HOUSTON (AP) — The Houston Astros have another area of concern to start the season.
Reliever Xavier Cedeno gave up six runs without recording an out in the fifth inning, and the Astros' offense had more strikeouts than hits en route to an 8-3 loss to the Oakland A's on Friday.
Making his third major league start and his debut with the Astros, right-hander Brad Peacock pitched 4 1-3 innings before being replaced by Cedeno, whose struggles were exacerbated by a costly fielding error at shortstop by Marwin Gonzalez.
The Astros continued to struggle offensively in dropping their third straight game after winning the season opener against Texas.
Jose Altuve went 2 for 4 with an RBI and a walk, and Gonzalez and Matt Dominguez each finished 2 for 4 with a run scored for the Astros. But the rest of team combined for three hits and 13 strikeouts.
"We had some fastballs to put in play, but we fouled them off or swung through them," Astros manager Bo Porter said. "In the major leagues you're going to get at least one pitch to hit, and when you get it you've got to put it in play hard."
"And if you don't put it in play hard you're going to find yourself chasing the pitcher's pitch, and that's what happened tonight."
Brett Wallace, Rick Ankiel and designated hitter Carlos Pena combined to go 0 for 11 and accounted for seven of those strikeouts.
The Astros lead the majors by having struck out 56 times through four games.
The A's endured no such problems on their way to their third win in a row.
Coco Crisp led off the game with a home run and doubled twice in the fifth for the Athletics as part of a 3 for 5, three-RBI performance for the A's.
Crisp, who previously hit a leadoff homer on Sept. 28, 2012, against Seattle, also scored two runs.

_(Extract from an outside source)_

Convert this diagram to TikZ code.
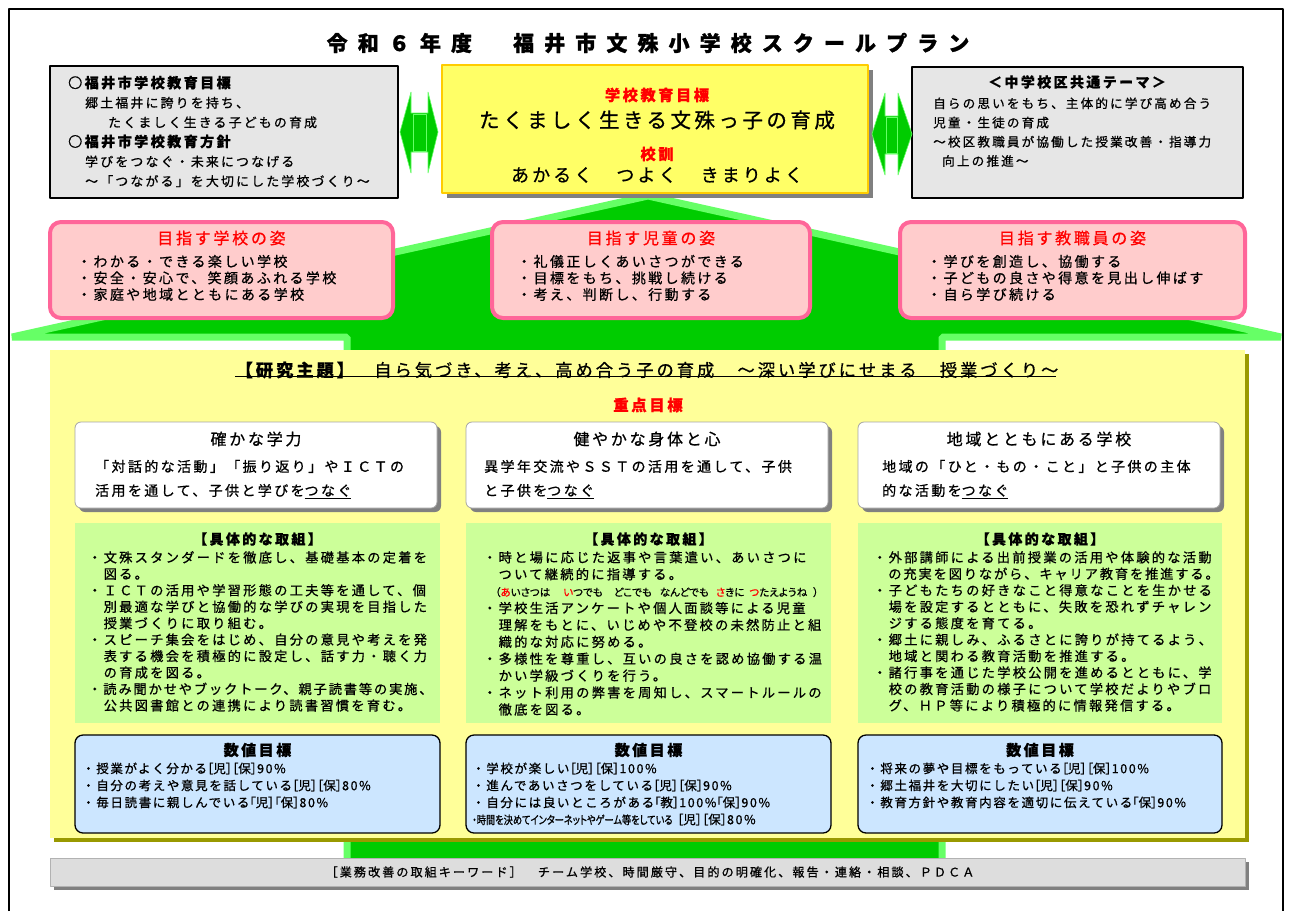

Oakland right-hander Dan Straily struck out a career-high 11 for his first win. Straily allowed two runs and five hits and no walks over 6 2-3 innings.
Through four games, opposing starters have set or matched career highs for strikeouts against the Astros.
Facing his former team for the first time since being traded to Houston in the offseason, Peacock, who spent last season in Triple-A, gave up two runs and three hits, struck out a career-high five and walked three.
"After the first two innings, I calmed down and feel like I did OK," Peacock said. "It was the first time I'd been out there in a while. I wasn't nervous, but I was over-amped, trying to throw a little too hard, maybe."
Peacock, who was making his first major league appearance since September 2011 with the Washington Nationals, had retired eight in a row before he was chased by Crisp's double with one out in the fifth inning.
"He did a good job of keeping it close, but at the same time it was too many deep counts," Porter said. "His pitch count got up there. This early in the season, I'm not going to extend him past 95-100 pitches."